═══ Collected data
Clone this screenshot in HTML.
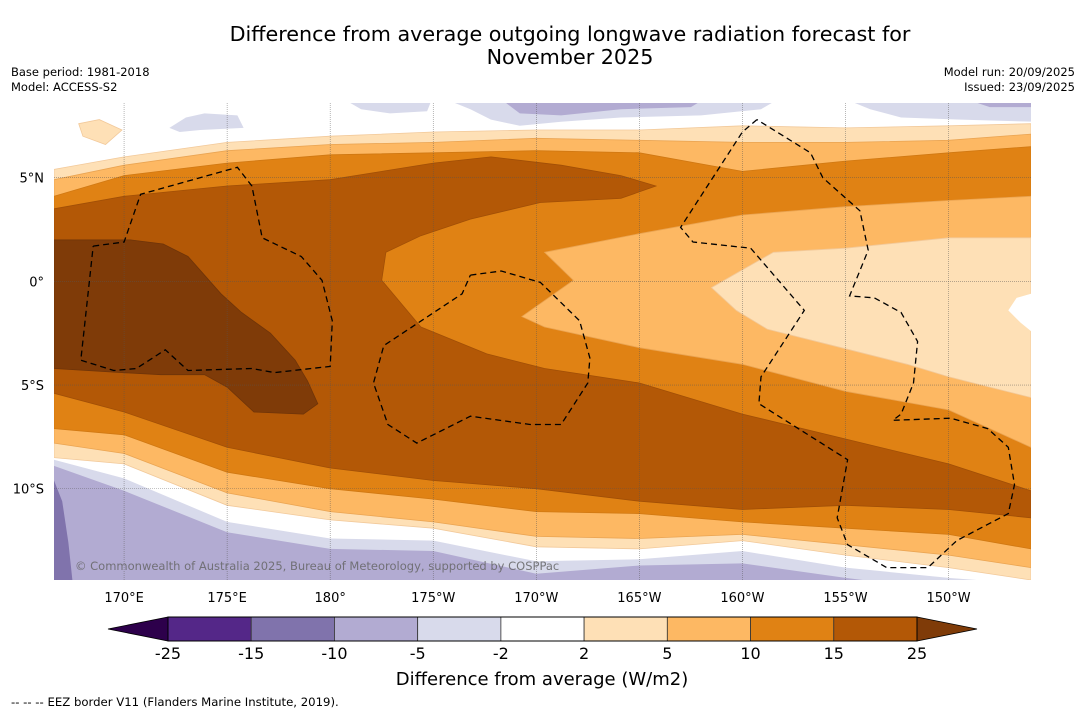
<!DOCTYPE html>
<html><head><meta charset="utf-8">
<style>
html,body{margin:0;padding:0;background:#fff;width:1085px;height:713px;overflow:hidden;font-family:"DejaVu Sans","Liberation Sans",sans-serif;}
svg{display:block}
</style></head>
<body>
<svg id="chart" width="1085" height="713" viewBox="0 0 1085 713" xmlns="http://www.w3.org/2000/svg">
<rect x="0" y="0" width="1085" height="713" fill="#ffffff"/>
<text x="570" y="41" font-size="20.7" text-anchor="middle" fill="#000">Difference from average outgoing longwave radiation forecast for</text>
<text x="570" y="64" font-size="20.7" text-anchor="middle" fill="#000">November 2025</text>
<text x="11" y="76" font-size="11.5" fill="#000">Base period: 1981-2018</text>
<text x="11" y="91" font-size="11.5" fill="#000">Model: ACCESS-S2</text>
<text x="1075" y="76" font-size="11.5" text-anchor="end" fill="#000">Model run: 20/09/2025</text>
<text x="1075" y="91" font-size="11.5" text-anchor="end" fill="#000">Issued: 23/09/2025</text>
<defs><clipPath id="mapclip"><rect x="54" y="103" width="977" height="477"/></clipPath></defs>
<g id="map" clip-path="url(#mapclip)"></g>
<g id="axes"></g>
<g id="cbar"></g>
<text x="542" y="685" font-size="18" text-anchor="middle" fill="#000">Difference from average (W/m2)</text>
<text x="11" y="706" font-size="11.7" fill="#000">--  --  -- EEZ border V11 (Flanders Marine Institute, 2019).</text>
</svg>
<script>
// ---- axis ranges ----
const LON_MIN = 166.6, LON_MAX = 214.0, LAT_MIN = -14.4, LAT_MAX = 8.6;
const MAP_X0 = 54, MAP_X1 = 1031, MAP_Y0 = 103, MAP_Y1 = 580;
function xOf(lon){ return MAP_X0 + (lon - LON_MIN) / (LON_MAX - LON_MIN) * (MAP_X1 - MAP_X0); }
function yOf(lat){ return MAP_Y0 + (LAT_MAX - lat) / (LAT_MAX - LAT_MIN) * (MAP_Y1 - MAP_Y0); }

// ---- tick data ----
const lonTicks = [170, 175, 180, 185, 190, 195, 200, 205, 210];
const lonTickLabels = ["170°E","175°E","180°","175°W","170°W","165°W","160°W","155°W","150°W"];
const latTicks = [5, 0, -5, -10];
const latTickLabels = ["5°N","0°","5°S","10°S"];

// ---- contour lines sampled on common longitudes (lat values) ----
const sampleLons = [166.6, 170, 175, 180, 185, 190, 195, 200, 205, 210, 214];
const north2  = [5.4, 6.0, 6.7, 7.0, 7.2, 7.3, 7.3, 7.5, 7.4, 7.5, 7.6];
const north5  = [4.9, 5.6, 6.3, 6.6, 6.7, 6.9, 6.8, 6.7, 6.7, 6.8, 7.1];
const north10 = [4.1, 5.1, 5.7, 6.1, 6.2, 6.3, 6.2, 5.3, 5.8, 6.2, 6.5];
const south15 = [-5.4, -6.3, -8.0, -9.0, -9.6, -10.0, -10.6, -11.0, -10.8, -11.0, -11.4];
const south10 = [-7.1, -7.4, -9.2, -10.0, -10.5, -11.1, -11.2, -11.6, -11.9, -12.2, -12.9];
const south5  = [-7.8, -8.3, -10.2, -11.1, -11.6, -12.3, -12.4, -12.2, -12.7, -13.2, -13.8];
const south2  = [-8.5, -8.8, -10.8, -11.5, -11.9, -12.8, -12.9, -12.5, -13.2, -13.8, -14.4];
const southM2 = [-8.6, -9.5, -11.6, -12.4, -12.5, -13.5, -13.4, -13.0, -13.8, -14.3, -14.6];
const southM5 = [-8.9, -10.1, -12.1, -12.9, -13.0, -14.1, -13.7, -13.6, -14.3, -14.9, -14.9];

// ---- closed contour regions [lon, lat] ----
const region15 = [[166.6,3.5],[170,4.1],[175,4.6],[180,4.9],[185,5.7],[187.8,6.0],[191.2,5.6],[194.1,5.1],[195.8,4.6],[194.1,4.0],[190.2,3.8],[186.8,3.0],[184.4,2.2],[182.7,1.4],[182.5,0.05],[184.4,-2.2],[187.6,-3.5],[190.4,-4.2],[195,-4.9],[200,-6.4],[205,-7.6],[210,-8.8],[214,-10.1]];
const hole10 = [[191.8,0.05],[190.4,1.4],[195,2.3],[200,3.2],[205,3.6],[210,3.9],[214,4.1],[214,-8.0],[210,-6.2],[205,-5.3],[200,-4.0],[195,-3.2],[190.4,-2.2],[189.3,-1.7]];
const hole5 = [[198.5,-0.3],[199.9,0.5],[201.5,1.4],[205,1.6],[210,2.1],[214,2.1],[214,-5.6],[210,-4.6],[208,-4.0],[204.8,-3.2],[201.2,-2.3],[199.7,-1.4]];
const hole2 = [[214,-0.6],[213.3,-0.8],[212.9,-1.4],[213.5,-2.0],[214,-2.4]];
const region25 = [[166.6,2.0],[170.3,2.0],[171.9,1.8],[173.1,1.2],[174.7,-0.6],[175.7,-1.5],[177.1,-2.5],[178.3,-3.8],[178.9,-4.8],[179.4,-5.9],[178.7,-6.4],[176.3,-6.3],[175,-5.1],[173.9,-4.5],[171.8,-4.5],[169.9,-4.4],[166.6,-4.2]];
const paleBlob = [[167.8,7.6],[168.8,7.8],[169.9,7.3],[169.1,6.6],[168.0,7.0]];
const lav1 = [[172.2,7.4],[173.0,7.9],[173.9,8.1],[175.5,8.0],[175.8,7.4],[173.7,7.3],[172.7,7.2]];
const lav2 = [[180.8,8.7],[184.9,8.7],[184.7,8.2],[182.9,8.1],[181.5,8.3]];
const lav3 = [[185.8,8.7],[201.6,8.7],[200.9,8.3],[198.0,8.0],[194.1,7.9],[191.2,7.7],[189.2,7.5],[187.8,7.8],[186.8,8.3]];
const lav4 = [[205.2,8.7],[214.1,8.7],[214.1,7.7],[210.6,7.8],[207.7,7.9],[206.2,8.3]];
const purp1 = [[188.4,8.7],[198.0,8.7],[197.5,8.4],[194.1,8.3],[191.2,8.0],[189.2,8.1]];
const purp2 = [[211.1,8.7],[214.1,8.7],[214.1,8.4],[212.0,8.4]];
const purpDeep = [[166.6,-9.6],[167.0,-10.6],[167.3,-12.6],[167.5,-14.5],[166.6,-14.5]];

// ---- EEZ borders [lon, lat] ----
const eez1 = [[168.5,1.7],[170,1.9],[170.8,4.2],[175.5,5.5],[176.2,4.6],[176.7,2.1],[178.6,1.2],[179.6,0.05],[180.1,-1.9],[180.0,-4.1],[177.3,-4.4],[176.2,-4.2],[173.1,-4.3],[172.0,-3.3],[170.6,-4.2],[169.5,-4.3],[167.9,-3.8],[168.5,1.7]];
const eez2 = [[186.8,0.3],[188.3,0.5],[190.2,-0.05],[192.1,-1.9],[192.6,-3.7],[192.5,-4.9],[191.2,-6.9],[189.7,-6.9],[186.8,-6.5],[184.2,-7.8],[182.8,-6.9],[182.1,-4.9],[182.6,-3.1],[186.4,-0.6],[186.8,0.3]];
const eez3 = [[200.7,7.8],[200.0,7.2],[197.0,2.6],[197.6,1.9],[200.4,1.6],[203.0,-1.4],[200.9,-4.6],[200.8,-5.9],[205.1,-8.6],[204.6,-11.4],[205.1,-12.7],[207.0,-13.8],[209.0,-13.8],[210.4,-12.5],[212.9,-11.2],[213.2,-9.8],[212.9,-8.0],[211.9,-7.1],[210.1,-6.6],[207.3,-6.7],[207.7,-6.4],[208.3,-4.9],[208.5,-2.9],[207.7,-1.5],[206.4,-0.8],[205.2,-0.7],[206.1,1.5],[205.7,3.4],[203.9,5.0],[203.3,6.2],[200.7,7.8]];

// ---- colorbar data ----
const cbLevels = [-25, -15, -10, -5, -2, 2, 5, 10, 15, 25];
const cbColors = ["#542788","#8073ac","#b2abd2","#d8daeb","#ffffff","#fee0b6","#fdb863","#e08214","#b35806"];
const cbExtendLow = "#2d004b", cbExtendHigh = "#7f3b08";

const NS = "http://www.w3.org/2000/svg";
const map = document.getElementById("map");
function ptsStr(arr){ return arr.map(p => xOf(p[0]).toFixed(1) + "," + yOf(p[1]).toFixed(1)).join(" "); }
function poly(parent, arr, fill, name, stroke){
  const p = document.createElementNS(NS, "polygon");
  p.setAttribute("points", ptsStr(arr));
  p.setAttribute("fill", fill);
  if (stroke) { p.setAttribute("stroke", stroke); p.setAttribute("stroke-width", "0.8"); }
  
  
  parent.appendChild(p);
  return p;
}
function line(arr){ return sampleLons.map((lon, i) => [lon, arr[i]]); }
function band(top, bottom){ return line(top).concat(line(bottom).reverse()); }

const bottomEdge = sampleLons.map(() => -15);
poly(map, band(southM2, bottomEdge), "#d8daeb", "contour-minus2-south");
poly(map, band(southM5, bottomEdge), "#b2abd2", "contour-minus5-south");
poly(map, purpDeep, "#8073ac", "contour-minus10-south");
poly(map, lav1, "#d8daeb", "contour-minus2-north-a");
poly(map, lav2, "#d8daeb", "contour-minus2-north-b");
poly(map, lav3, "#d8daeb", "contour-minus2-north-c");
poly(map, lav4, "#d8daeb", "contour-minus2-north-d");
poly(map, purp1, "#b2abd2", "contour-minus5-north-a");
poly(map, purp2, "#b2abd2", "contour-minus5-north-b");
poly(map, paleBlob, "#fee0b6", "contour-plus2-blob", "#f2c99a");
poly(map, band(north2, south2), "#fee0b6", "contour-plus2-band", "#f2c99a");
poly(map, band(north5, south5), "#fdb863", "contour-plus5-band", "#eaa452");
poly(map, band(north10, south10), "#e08214", "contour-plus10-band", "#d07812");
poly(map, hole10, "#fdb863", "contour-plus5-tongue", "#eaa452");
poly(map, hole5, "#fee0b6", "contour-plus2-tongue", "#f2c99a");
poly(map, hole2, "#ffffff", "contour-minus2-blob");
const r15 = region15.concat(line(south15).reverse());
poly(map, r15, "#b35806", "contour-plus15-region", "#a14f06");
poly(map, region25, "#7f3b08", "contour-plus25-region", "#6f3408");

lonTicks.forEach(lon => {
  const l = document.createElementNS(NS, "line");
  l.setAttribute("x1", xOf(lon)); l.setAttribute("x2", xOf(lon));
  l.setAttribute("y1", MAP_Y0); l.setAttribute("y2", MAP_Y1);
  l.setAttribute("stroke", "#555"); l.setAttribute("stroke-width", "0.6"); l.setAttribute("stroke-dasharray", "1,1"); l.setAttribute("opacity", "0.7");
  
  
  map.appendChild(l);
});
latTicks.forEach(lat => {
  const l = document.createElementNS(NS, "line");
  l.setAttribute("x1", MAP_X0); l.setAttribute("x2", MAP_X1);
  l.setAttribute("y1", yOf(lat)); l.setAttribute("y2", yOf(lat));
  l.setAttribute("stroke", "#555"); l.setAttribute("stroke-width", "0.6"); l.setAttribute("stroke-dasharray", "1,1"); l.setAttribute("opacity", "0.7");
  
  
  map.appendChild(l);
});
[eez1, eez2, eez3].forEach(e => {
  const p = document.createElementNS(NS, "polyline");
  p.setAttribute("points", ptsStr(e));
  p.setAttribute("fill", "none"); p.setAttribute("stroke", "#000"); p.setAttribute("stroke-width", "1.3");
  p.setAttribute("stroke-dasharray", "6,4");
  
  
  map.appendChild(p);
});
const cp = document.createElementNS(NS, "text");
cp.setAttribute("x", "75"); cp.setAttribute("y", "570"); cp.setAttribute("font-size", "11.5"); cp.setAttribute("fill", "#666"); cp.setAttribute("opacity", "0.85");
cp.textContent = "© Commonwealth of Australia 2025, Bureau of Meteorology, supported by COSPPac";


map.appendChild(cp);

const axes = document.getElementById("axes");
lonTicks.forEach((lon, i) => {
  const t = document.createElementNS(NS, "text");
  t.setAttribute("x", xOf(lon)); t.setAttribute("y", "602"); t.setAttribute("font-size", "13"); t.setAttribute("text-anchor", "middle");
  t.textContent = lonTickLabels[i];
  
  
  axes.appendChild(t);
});
latTicks.forEach((lat, i) => {
  const t = document.createElementNS(NS, "text");
  t.setAttribute("x", "44"); t.setAttribute("y", yOf(lat) + 5); t.setAttribute("font-size", "13"); t.setAttribute("text-anchor", "end");
  t.textContent = latTickLabels[i];
  
  
  axes.appendChild(t);
});

const cb = document.getElementById("cbar");
const CB_X0 = 168, CB_X1 = 917, CB_Y0 = 617, CB_Y1 = 641, CB_EXT = 60;
const cbW = (CB_X1 - CB_X0) / (cbLevels.length - 1);
function cbX(i){ return CB_X0 + i * cbW; }
const lowTri = document.createElementNS(NS, "polygon");
lowTri.setAttribute("points", `${CB_X0},${CB_Y0} ${CB_X0 - CB_EXT},${(CB_Y0 + CB_Y1) / 2} ${CB_X0},${CB_Y1}`);
lowTri.setAttribute("fill", cbExtendLow); lowTri.setAttribute("stroke", "#000"); lowTri.setAttribute("stroke-width", "0.8");


cb.appendChild(lowTri);
const highTri = document.createElementNS(NS, "polygon");
highTri.setAttribute("points", `${CB_X1},${CB_Y0} ${CB_X1 + CB_EXT},${(CB_Y0 + CB_Y1) / 2} ${CB_X1},${CB_Y1}`);
highTri.setAttribute("fill", cbExtendHigh); highTri.setAttribute("stroke", "#000"); highTri.setAttribute("stroke-width", "0.8");


cb.appendChild(highTri);
cbColors.forEach((c, i) => {
  const r = document.createElementNS(NS, "rect");
  r.setAttribute("x", cbX(i)); r.setAttribute("y", CB_Y0); r.setAttribute("width", cbW); r.setAttribute("height", CB_Y1 - CB_Y0);
  r.setAttribute("fill", c); r.setAttribute("stroke", "#333"); r.setAttribute("stroke-width", "0.8");
  
  
  cb.appendChild(r);
});
const frame = document.createElementNS(NS, "rect");
frame.setAttribute("x", CB_X0); frame.setAttribute("y", CB_Y0); frame.setAttribute("width", CB_X1 - CB_X0); frame.setAttribute("height", CB_Y1 - CB_Y0);
frame.setAttribute("fill", "none"); frame.setAttribute("stroke", "#000"); frame.setAttribute("stroke-width", "1");


cb.appendChild(frame);
cbLevels.forEach((v, i) => {
  const t = document.createElementNS(NS, "text");
  t.setAttribute("x", cbX(i)); t.setAttribute("y", "659"); t.setAttribute("font-size", "16"); t.setAttribute("text-anchor", "middle");
  t.textContent = String(v);
  
  
  cb.appendChild(t);
});
</script>
</body></html>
══════
Up to and including the line with "return MAP_Y0 +", copy the data above from its first line. Skip pictures.

Clone this screenshot in HTML.
<!DOCTYPE html>
<html><head><meta charset="utf-8">
<style>
html,body{margin:0;padding:0;background:#fff;width:1085px;height:713px;overflow:hidden;font-family:"DejaVu Sans","Liberation Sans",sans-serif;}
svg{display:block}
</style></head>
<body>
<svg id="chart" width="1085" height="713" viewBox="0 0 1085 713" xmlns="http://www.w3.org/2000/svg">
<rect x="0" y="0" width="1085" height="713" fill="#ffffff"/>
<text x="570" y="41" font-size="20.7" text-anchor="middle" fill="#000">Difference from average outgoing longwave radiation forecast for</text>
<text x="570" y="64" font-size="20.7" text-anchor="middle" fill="#000">November 2025</text>
<text x="11" y="76" font-size="11.5" fill="#000">Base period: 1981-2018</text>
<text x="11" y="91" font-size="11.5" fill="#000">Model: ACCESS-S2</text>
<text x="1075" y="76" font-size="11.5" text-anchor="end" fill="#000">Model run: 20/09/2025</text>
<text x="1075" y="91" font-size="11.5" text-anchor="end" fill="#000">Issued: 23/09/2025</text>
<defs><clipPath id="mapclip"><rect x="54" y="103" width="977" height="477"/></clipPath></defs>
<g id="map" clip-path="url(#mapclip)"></g>
<g id="axes"></g>
<g id="cbar"></g>
<text x="542" y="685" font-size="18" text-anchor="middle" fill="#000">Difference from average (W/m2)</text>
<text x="11" y="706" font-size="11.7" fill="#000">--  --  -- EEZ border V11 (Flanders Marine Institute, 2019).</text>
</svg>
<script>
// ---- axis ranges ----
const LON_MIN = 166.6, LON_MAX = 214.0, LAT_MIN = -14.4, LAT_MAX = 8.6;
const MAP_X0 = 54, MAP_X1 = 1031, MAP_Y0 = 103, MAP_Y1 = 580;
function xOf(lon){ return MAP_X0 + (lon - LON_MIN) / (LON_MAX - LON_MIN) * (MAP_X1 - MAP_X0); }
function yOf(lat){ return MAP_Y0 + (LAT_MAX - lat) / (LAT_MAX - LAT_MIN) * (MAP_Y1 - MAP_Y0); }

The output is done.